Agim Zajmi (28 November 1936 – 3 November 2013) was an Albanian painter.  For his contribution to painting, he received the People's Artist of Albania medal.

 The most valued scenographer of the Albanian Theater (with over 300 scenographies)
 Distinguished Albanian painter (with about 800 artworks)
 Professor at the Academy of Arts in Tirana Albanian Academy of Belle Arts for 40 years
 President of the Nationwide Figurative Artists’ Association
 Recognitions and awards: People's Artist of Albania, Artist Emeritus, Professor

Studies and teaching career
Zajmi was born on 28 November 1936, in Tirana, Albania. He completed his studies in painting, scenography-costumography at The Imperial Arts Academy of Saint Petersburg and graduated in 1961. In the same year he commenced working as a scenographer at the Opera and Ballet Theater of Tirana and later on worked mainly at the Tirana National Theater. He also worked very frequently with the national theaters of Prishtina in Kosova, of Shkup in Macedonia and of Montenegro. Zajmi participated in several international festivals of theater as a stage designer and painter.

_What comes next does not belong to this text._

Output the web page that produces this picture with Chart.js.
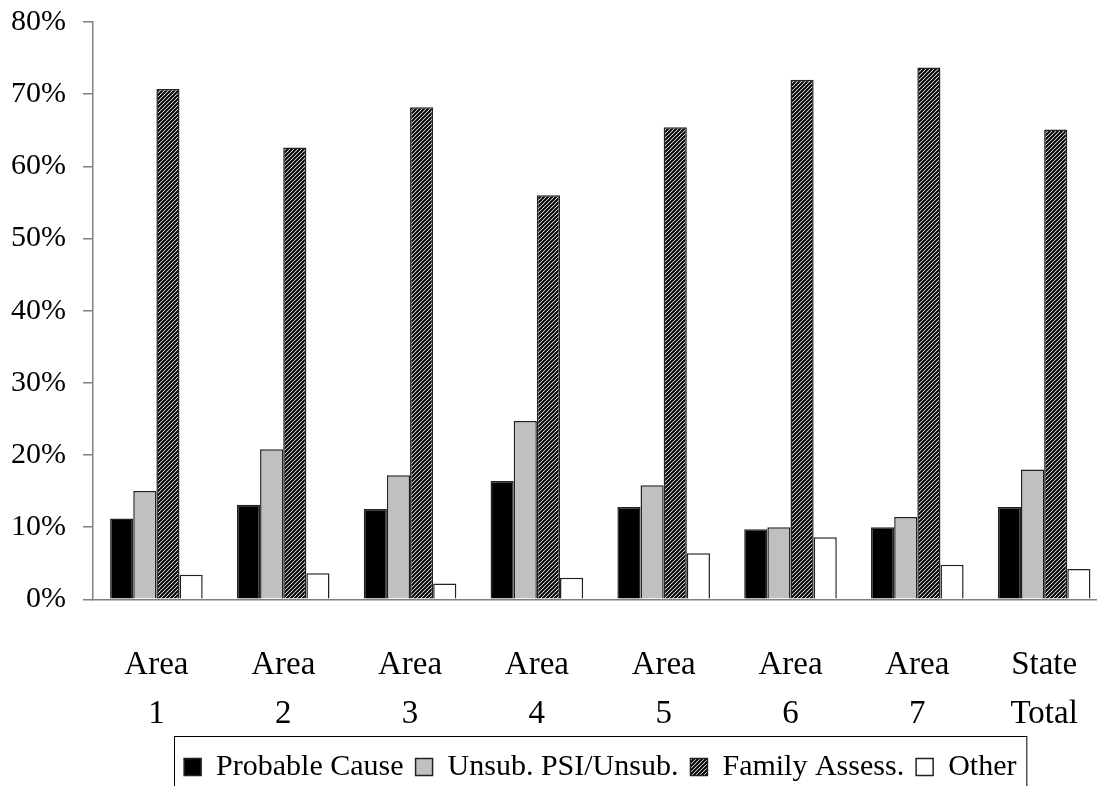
<!DOCTYPE html>
<html>
<head>
<meta charset="utf-8">
<script src="https://cdn.jsdelivr.net/npm/chart.js@4.4.1/dist/chart.umd.min.js"></script>
<style>
  html, body { margin: 0; padding: 0; background: #fff; overflow: hidden; }
  #wrap { width: 1118px; height: 805px; margin-left: -6px; margin-top: -13px; }
</style>
</head>
<body>
<div id="wrap"><canvas id="chart"></canvas></div>
<script>
// ==================== DATA ====================
const CATEGORIES = [['Area', '1'], ['Area', '2'], ['Area', '3'], ['Area', '4'],
                    ['Area', '5'], ['Area', '6'], ['Area', '7'], ['State', 'Total']];
const PROBABLE_CAUSE = [11.2, 13.1, 12.5, 16.4, 12.8, 9.7, 10.0, 12.8];
const UNSUB_PSI = [15.0, 20.8, 17.2, 24.7, 15.8, 10.0, 11.4, 18.0];
const FAMILY_ASSESS = [70.7, 62.6, 68.2, 56.0, 65.4, 72.0, 73.7, 65.1];
const OTHER = [3.4, 3.6, 2.2, 3.0, 6.4, 8.6, 4.8, 4.2];
const Y_TICKS = [0, 10, 20, 30, 40, 50, 60, 70, 80];

const SERIF = "'Liberation Serif', 'Times New Roman', serif";

// diagonal hatch fill for Family Assess.
function makeHatch() {
  const c = document.createElement('canvas');
  c.width = 4; c.height = 4;
  const g = c.getContext('2d');
  g.fillStyle = '#ffffff';
  g.fillRect(0, 0, 4, 4);
  g.strokeStyle = '#000000';
  g.lineWidth = 2;
  g.beginPath();
  g.moveTo(-1, 5); g.lineTo(5, -1);
  g.moveTo(-1, 1); g.lineTo(1, -1);
  g.moveTo(3, 5); g.lineTo(5, 3);
  g.stroke();
  return g.createPattern(c, 'repeat');
}
const hatch = makeHatch();

// ==================== LEGEND BORDER ====================
const legendBorder = {
  id: 'legendBorder',
  afterDraw(chart) {
    const lg = chart.legend;
    if (!lg || !lg.legendHitBoxes || !lg.legendHitBoxes.length) return;
    const boxes = lg.legendHitBoxes;
    const left = Math.min(...boxes.map(b => b.left)) - 10;
    const right = Math.max(...boxes.map(b => b.left + b.width)) + 10;
    const top = Math.min(...boxes.map(b => b.top)) - 16;
    const ctx = chart.ctx;
    ctx.save();
    ctx.strokeStyle = '#000';
    ctx.lineWidth = 1;
    ctx.strokeRect(Math.round(left) + 0.5, Math.round(top) + 0.5, right - left, 80);
    ctx.restore();
  }
};

// ==================== CHART ====================
const barStyle = { borderColor: '#222', borderWidth: 1.5, barPercentage: 1, categoryPercentage: 0.73 };

new Chart(document.getElementById('chart').getContext('2d'), {
  type: 'bar',
  data: {
    labels: CATEGORIES,
    datasets: [
      { label: 'Probable Cause', data: PROBABLE_CAUSE, backgroundColor: '#000000', ...barStyle },
      { label: 'Unsub. PSI/Unsub.', data: UNSUB_PSI, backgroundColor: '#c0c0c0', ...barStyle },
      { label: 'Family Assess.', data: FAMILY_ASSESS, backgroundColor: hatch, ...barStyle },
      { label: 'Other', data: OTHER, backgroundColor: '#ffffff', ...barStyle }
    ]
  },
  options: {
    responsive: true,
    maintainAspectRatio: false,
    animation: false,
    layout: { padding: { left: 0, top: 8, right: 3, bottom: 0 } },
    scales: {
      x: {
        grid: { display: false },
        border: { display: true, color: '#808080', width: 1.5 },
        afterFit: scale => { scale.height -= 33; },
        ticks: {
          color: '#000',
          padding: 34,
          maxRotation: 0,
          font: { family: SERIF, size: 33, lineHeight: 1.48 }
        }
      },
      y: {
        min: 0,
        max: 80,
        afterBuildTicks: axis => { axis.ticks = Y_TICKS.map(v => ({ value: v })); },
        grid: { drawOnChartArea: false, drawTicks: true, tickLength: 10, color: '#808080', lineWidth: 1.5 },
        border: { display: true, color: '#808080', width: 1.5 },
        ticks: {
          color: '#000',
          padding: 17,
          font: { family: SERIF, size: 30 },
          callback: v => v + '%'
        }
      }
    },
    plugins: {
      legend: {
        position: 'bottom',
        fullSize: false,
        labels: {
          color: '#000',
          boxWidth: 17,
          boxHeight: 17,
          padding: 12,
          font: { family: SERIF, size: 30 }
        }
      },
      tooltip: { enabled: false }
    }
  },
  plugins: [legendBorder]
});
</script>
</body>
</html>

From 1978, until his death Zajmi was a professor at the Academy of Music and Arts of Albania in Tirana. He was a professor and dean of The Albanian Academy of Belle Arts in Tirana.

In 1978, upon request of the Albanian Arts Academy, he founded the scenography studies program and took the chair at The Albanian Academy of Belle Arts in Tirana, where hundreds of future scenographers would study and graduate. He taught there for the next 40 years.

Artworks 
His artwork has been exhibited in many countries such as France, United Kingdom, Italy, Germany, Austria, Turkey, Greece, Egypt, etc. Forty of his paintings and scenography are part of the Tirana National Art Gallery collection and collections in other countries as well. Some of his artwork is currently exhibited at the Building of the Prime Ministry of Albania.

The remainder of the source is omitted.